• WRITTEN PROBLEM: Write out all of the lines below, exactly and completely.

• SUPPLIED MATERIAL:
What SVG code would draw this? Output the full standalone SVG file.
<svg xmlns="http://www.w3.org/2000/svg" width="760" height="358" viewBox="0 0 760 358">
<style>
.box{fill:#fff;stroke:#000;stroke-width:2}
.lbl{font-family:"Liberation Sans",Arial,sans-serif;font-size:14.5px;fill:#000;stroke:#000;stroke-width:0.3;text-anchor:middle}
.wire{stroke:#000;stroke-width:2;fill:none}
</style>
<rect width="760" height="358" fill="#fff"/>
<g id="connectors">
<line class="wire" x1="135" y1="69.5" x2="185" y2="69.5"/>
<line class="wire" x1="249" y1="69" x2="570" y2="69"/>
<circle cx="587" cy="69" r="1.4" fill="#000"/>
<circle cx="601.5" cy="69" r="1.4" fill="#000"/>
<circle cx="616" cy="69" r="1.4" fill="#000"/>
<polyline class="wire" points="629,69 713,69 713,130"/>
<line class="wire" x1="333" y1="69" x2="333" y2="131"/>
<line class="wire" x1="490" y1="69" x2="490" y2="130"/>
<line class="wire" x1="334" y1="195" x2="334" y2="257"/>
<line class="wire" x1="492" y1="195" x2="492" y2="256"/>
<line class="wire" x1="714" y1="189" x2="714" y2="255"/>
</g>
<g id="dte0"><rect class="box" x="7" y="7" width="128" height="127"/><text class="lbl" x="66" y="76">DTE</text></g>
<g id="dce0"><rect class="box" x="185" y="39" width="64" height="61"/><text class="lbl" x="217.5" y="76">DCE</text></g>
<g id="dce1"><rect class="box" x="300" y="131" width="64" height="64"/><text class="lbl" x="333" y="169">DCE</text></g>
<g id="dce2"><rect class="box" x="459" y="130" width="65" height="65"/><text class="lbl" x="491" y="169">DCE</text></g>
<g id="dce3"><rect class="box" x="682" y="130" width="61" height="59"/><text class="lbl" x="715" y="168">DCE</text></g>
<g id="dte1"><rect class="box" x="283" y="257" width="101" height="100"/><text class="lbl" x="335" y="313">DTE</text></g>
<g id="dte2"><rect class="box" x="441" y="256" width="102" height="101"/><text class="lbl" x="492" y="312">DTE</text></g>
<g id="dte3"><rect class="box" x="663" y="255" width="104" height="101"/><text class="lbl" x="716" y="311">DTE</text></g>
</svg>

• OUTPUT OF THE EXERCISE:
What SVG code would draw this? Output the full standalone SVG file.
<svg xmlns="http://www.w3.org/2000/svg" width="760" height="358" viewBox="0 0 760 358">
<style>
.box{fill:#fff;stroke:#000;stroke-width:2}
.lbl{font-family:"Liberation Sans",Arial,sans-serif;font-size:14.5px;fill:#000;stroke:#000;stroke-width:0.3;text-anchor:middle}
.wire{stroke:#000;stroke-width:2;fill:none}
</style>
<rect width="760" height="358" fill="#fff"/>
<g id="connectors">
<line class="wire" x1="135" y1="69.5" x2="185" y2="69.5"/>
<line class="wire" x1="249" y1="69" x2="570" y2="69"/>
<circle cx="587" cy="69" r="1.4" fill="#000"/>
<circle cx="601.5" cy="69" r="1.4" fill="#000"/>
<circle cx="616" cy="69" r="1.4" fill="#000"/>
<polyline class="wire" points="629,69 713,69 713,130"/>
<line class="wire" x1="333" y1="69" x2="333" y2="131"/>
<line class="wire" x1="490" y1="69" x2="490" y2="130"/>
<line class="wire" x1="334" y1="195" x2="334" y2="257"/>
<line class="wire" x1="492" y1="195" x2="492" y2="256"/>
<line class="wire" x1="714" y1="189" x2="714" y2="255"/>
</g>
<g id="dte0"><rect class="box" x="7" y="7" width="128" height="127"/><text class="lbl" x="66" y="76">DTE</text></g>
<g id="dce0"><rect class="box" x="185" y="39" width="64" height="61"/><text class="lbl" x="217.5" y="76">DCE</text></g>
<g id="dce1"><rect class="box" x="300" y="131" width="64" height="64"/><text class="lbl" x="333" y="169">DCE</text></g>
<g id="dce2"><rect class="box" x="459" y="130" width="65" height="65"/><text class="lbl" x="491" y="169">DCE</text></g>
<g id="dce3"><rect class="box" x="682" y="130" width="61" height="59"/><text class="lbl" x="715" y="168">DCE</text></g>
<g id="dte1"><rect class="box" x="283" y="257" width="101" height="100"/><text class="lbl" x="335" y="313">DTE</text></g>
<g id="dte2"><rect class="box" x="441" y="256" width="102" height="101"/><text class="lbl" x="492" y="312">DTE</text></g>
<g id="dte3"><rect class="box" x="663" y="255" width="104" height="101"/><text class="lbl" x="716" y="311">DTE</text></g>
</svg>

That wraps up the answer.